亨利开始谈莫泊桑及自己的轻松生活,谈自己的漂泊,谈与娼妓的关系及忍饥挨饿的故事,还描述自己穿过的破鞋及绝望。


虽然没有过这种生活,但我理解个中滋味。如果说艾伦迪的世界与我的世界有距离,亨利世界与我的世界之间距离更大:我与我马上要去进晚餐的一处豪宅之间相隔多远?远若两颗行星。我不得不极力抗拒如梦的鸦片烟雾,看两倍高的天花板,看两倍长的蜡烛,看镶蕾丝花边的桌布,听水晶瓶在托盘上撞出悦耳的声音,好像清晨远方瑞士大山传来的铃声。我看不见人,人们似乎遁为雕像或绘画,但可以感到自己的晚礼服在碎石路上拖着,看见一个无脸司机打开车门,看到女佣浆过的围裙像小船船帆。当有人把毛毯铺于膝下时,我在想自己是吃了什么毒品而看不见普通人的外在生活。

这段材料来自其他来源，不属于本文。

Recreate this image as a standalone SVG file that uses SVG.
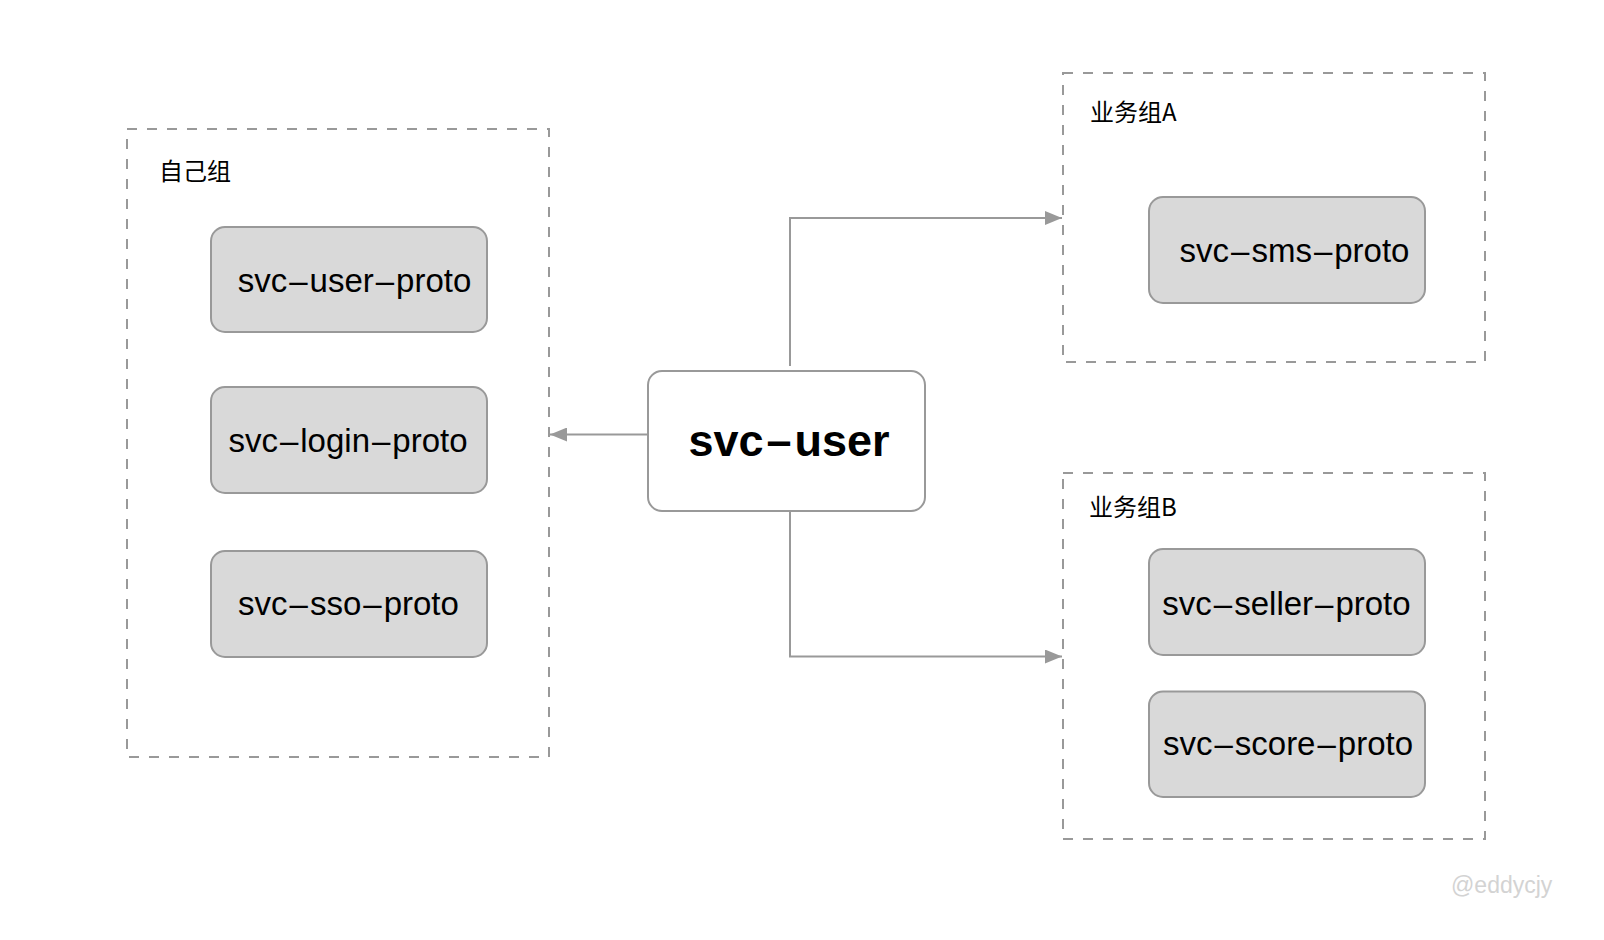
<svg xmlns="http://www.w3.org/2000/svg" width="1604" height="940" viewBox="0 0 1604 940">
<style>
.grp{fill:none;stroke:#999;stroke-width:2;stroke-dasharray:10 10}
.glabel{font-family:"Noto Sans CJK SC","Noto Sans",sans-serif;font-size:24px;fill:#000}
.proto{fill:#d9d9d9;stroke:#999;stroke-width:2}
.ptext{font-family:"Liberation Sans",Arial,sans-serif;font-size:33px;fill:#000;text-anchor:middle}
.conn{fill:none;stroke:#999;stroke-width:2}
</style>
<defs>
<marker id="arr" viewBox="0 0 17 14" refX="17" refY="7" markerWidth="17" markerHeight="14" markerUnits="userSpaceOnUse" orient="auto">
<path d="M0,0 L17,7 L0,14 Z" fill="#999"/>
</marker>
</defs>
<rect width="1604" height="940" fill="#fff"/>
<g id="group-self">
<rect class="grp" x="127" y="129" width="422" height="628"/>
<text class="glabel" x="159" y="180">自己组</text>
</g>
<g id="group-a">
<rect class="grp" x="1063" y="73" width="422" height="289"/>
<text class="glabel" x="1090" y="121">业务组A</text>
</g>
<g id="group-b">
<rect class="grp" x="1063" y="473" width="422" height="366"/>
<text class="glabel" x="1089" y="516">业务组B</text>
</g>
<g id="connectors">
<path class="conn" d="M648,434.5 H550" marker-end="url(#arr)"/>
<path class="conn" d="M790,366 V218 H1062" marker-end="url(#arr)"/>
<path class="conn" d="M790,512 V656.5 H1062" marker-end="url(#arr)"/>
</g>
<g id="svc-user">
<rect x="648" y="371" width="277" height="140" rx="14" fill="#fff" stroke="#999" stroke-width="2"/>
<text x="789" y="456" font-family="'Liberation Sans',Arial,sans-serif" font-size="45" font-weight="bold" text-anchor="middle" fill="#000">svc<tspan dx="3">–</tspan><tspan dx="3">user</tspan></text>
</g>
<g id="svc-user-proto">
<rect class="proto" x="211" y="227" width="276" height="105" rx="14"/>
<text class="ptext" x="354.5" y="292">svc<tspan dx="2">–</tspan><tspan dx="2">user</tspan><tspan dx="2">–</tspan><tspan dx="2">proto</tspan></text>
</g>
<g id="svc-login-proto">
<rect class="proto" x="211" y="387" width="276" height="106" rx="14"/>
<text class="ptext" x="348" y="452">svc<tspan dx="2">–</tspan><tspan dx="2">login</tspan><tspan dx="2">–</tspan><tspan dx="2">proto</tspan></text>
</g>
<g id="svc-sso-proto">
<rect class="proto" x="211" y="551" width="276" height="106" rx="14"/>
<text class="ptext" x="348.5" y="615">svc<tspan dx="2">–</tspan><tspan dx="2">sso</tspan><tspan dx="2">–</tspan><tspan dx="2">proto</tspan></text>
</g>
<g id="svc-sms-proto">
<rect class="proto" x="1149" y="197" width="276" height="106" rx="14"/>
<text class="ptext" x="1294.5" y="262">svc<tspan dx="2">–</tspan><tspan dx="2">sms</tspan><tspan dx="2">–</tspan><tspan dx="2">proto</tspan></text>
</g>
<g id="svc-seller-proto">
<rect class="proto" x="1149" y="549" width="276" height="106" rx="14"/>
<text class="ptext" x="1286.5" y="615">svc<tspan dx="2">–</tspan><tspan dx="2">seller</tspan><tspan dx="2">–</tspan><tspan dx="2">proto</tspan></text>
</g>
<g id="svc-score-proto">
<rect class="proto" x="1149" y="691.5" width="276" height="105.5" rx="14"/>
<text class="ptext" x="1288" y="755">svc<tspan dx="2">–</tspan><tspan dx="2">score</tspan><tspan dx="2">–</tspan><tspan dx="2">proto</tspan></text>
</g>
<text x="1451" y="893" font-family="'Liberation Sans',Arial,sans-serif" font-size="23" fill="#d3d3d3">@eddycjy</text>
</svg>
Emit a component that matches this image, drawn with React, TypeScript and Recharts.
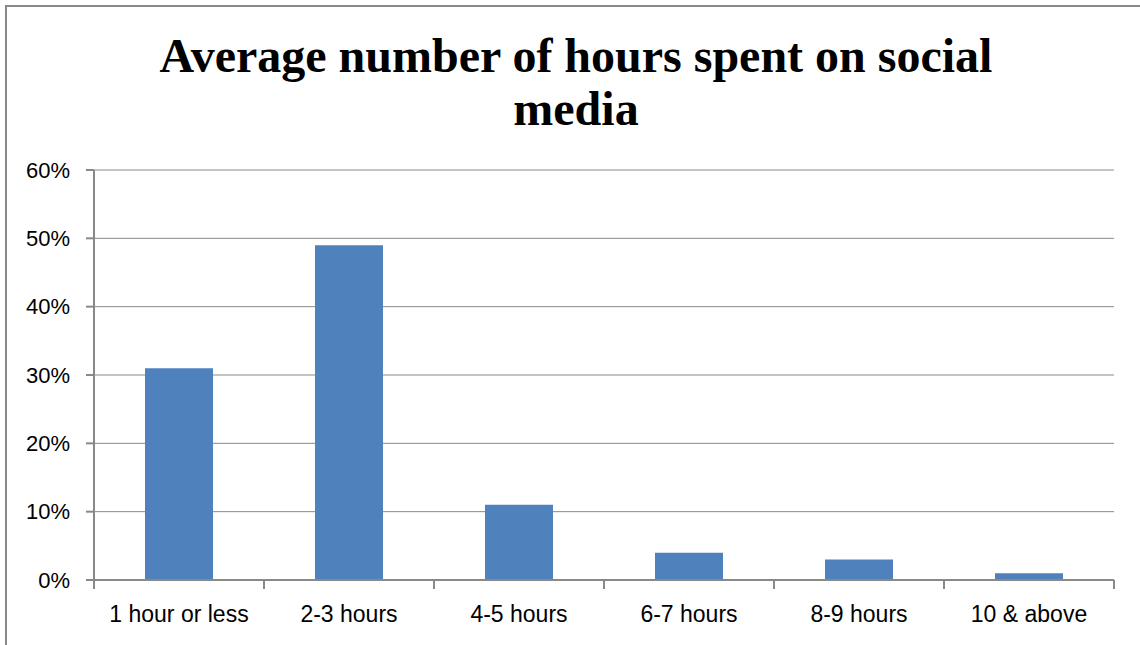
import { BarChart, Bar, XAxis, YAxis, CartesianGrid } from 'recharts';

const categories = ['1 hour or less', '2-3 hours', '4-5 hours', '6-7 hours', '8-9 hours', '10 & above'];
const shares = [0.31, 0.49, 0.11, 0.04, 0.03, 0.01];
const yTicks = [0, 0.1, 0.2, 0.3, 0.4, 0.5, 0.6];

const data = categories.map((name, i) => ({ name, value: shares[i] }));

const GRAY = '#898989';
const font = 'Liberation Sans, Arial, sans-serif';

// category label plus Excel-style tick marks on the category boundaries
const CategoryTick = (props: any) => {
  const { x, y, payload, index } = props;
  const half = payload.offset || 85;
  const last = index === categories.length - 1;
  return (
    <g>
      <line x1={x - half} x2={x - half} y1={y} y2={y + 9} stroke={GRAY} strokeWidth={2} />
      {last && <line x1={x + half} x2={x + half} y1={y} y2={y + 9} stroke={GRAY} strokeWidth={2} />}
      <text x={x} y={y + 26} dy="0.71em" textAnchor="middle" fontFamily={font} fontSize={23} fill="#000">
        {payload.value}
      </text>
    </g>
  );
};

export default function App() {
  return (
    <div style={{ position: 'absolute', left: 0, top: 0, width: 1140, height: 645, background: '#fff', overflow: 'hidden' }}>
      {/* chart frame, right and bottom edges fall outside the picture */}
      <div style={{ position: 'absolute', left: 5, top: 5, width: 1150, height: 660, border: `2px solid ${GRAY}` }} />

      <div
        style={{
          position: 'absolute',
          left: 0,
          top: 29,
          width: 1152,
          textAlign: 'center',
          fontFamily: 'Liberation Serif, "Times New Roman", serif',
          fontWeight: 'bold',
          fontSize: 48,
          lineHeight: '53px',
          color: '#000',
        }}
      >
        Average number of hours spent on social
        <br />
        media
      </div>

      <div style={{ position: 'absolute', left: 0, top: 0 }}>
        <BarChart
          width={1140}
          height={645}
          data={data}
          margin={{ top: 170, right: 26, bottom: 25, left: 0 }}
          barCategoryGap="30%"
        >
          <CartesianGrid vertical={false} stroke={GRAY} strokeWidth={1} />
          <XAxis
            dataKey="name"
            type="category"
            height={40}
            tickSize={0}
            tickMargin={0}
            tickLine={false}
            axisLine={{ stroke: GRAY, strokeWidth: 2 }}
            tick={<CategoryTick />}
            interval={0}
          />
          <YAxis
            width={94}
            domain={[0, 0.6]}
            ticks={yTicks}
            tickFormatter={(v: number) => `${Math.round(v * 100)}%`}
            tickSize={8}
            tickMargin={16}
            tickLine={{ stroke: GRAY, strokeWidth: 2 }}
            axisLine={{ stroke: GRAY, strokeWidth: 2 }}
            tick={{ fontFamily: font, fontSize: 22, fill: '#000' }}
          />
          <Bar dataKey="value" fill="#4F81BD" isAnimationActive={false} />
        </BarChart>
      </div>
    </div>
  );
}
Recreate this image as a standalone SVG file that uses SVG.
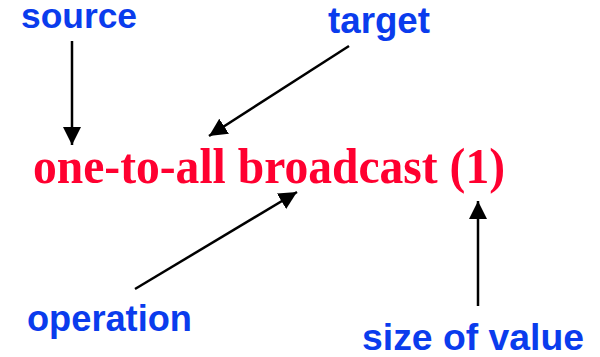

我仍在审查自己给艾伦迪讲过的一些话,看有无漏洞、瑕疵,因为他已提出要求,不许我再见亨利或亨利的朋友,也不许见琼。


我说已与他们断了往来。


我骗得过职业分析师吗?


我撒谎的秘诀完美无缺,从不曾冒冒失失地一头扎入谎言,而总先自问:如果真是这样,我会有何感受?(如果与亨利的世界决裂,会有何感受?)于是我真的去感受并相信这已成事实。另外,我还学会了事实转移法。我借用琼给我的痛苦,将其移至现在。我曾被琼弄得心神分散,余震未消,把与亨利决裂的痛苦套放一处十分简便。有时我真的希望自己能够与亨利的世界决裂。此时,我的双手冰冷冰冷,表情会出现疼痛症状。艾伦迪不会看不出,但绝不会知道真正起因。不过到此时为止,我已进入自己的谎言,感觉已与亨利们及咖啡馆生活断绝了联系(我已断绝了一个小时)。的确,我需要艾伦迪。艾伦迪不再客观,但更能从人性方面打动我。


艾伦迪说:早该如此。想想你有多危险。现在可以跟你讲了,我在你弟弟音乐会上见到亨利时,感觉他是魔鬼。是你的神经官能症让你与琼、亨利及他们的朋友来往。你,如此出众的女性……像鲜花插在牛屎上……


我大笑。艾伦迪以为笑的是把神经官能症与狂放不羁生活混谈的说法。哎呀呀,不是,是他的用语,牛屎上的鲜花常出现在年轻女佣热捧的低俗中,有诗人情怀的我不喜欢这一比喻,就像女人不喜欢男人说话时嘴里叼着烟,头上戴着帽儿一样。


这个比喻、这个词的荒谬,由于使用者的诚意,当时我没能猜透其荒谬性,可一离开艾伦迪我就禁不住想:一个恋爱中的心理分析师与所有恋爱中的普通人一样盲目。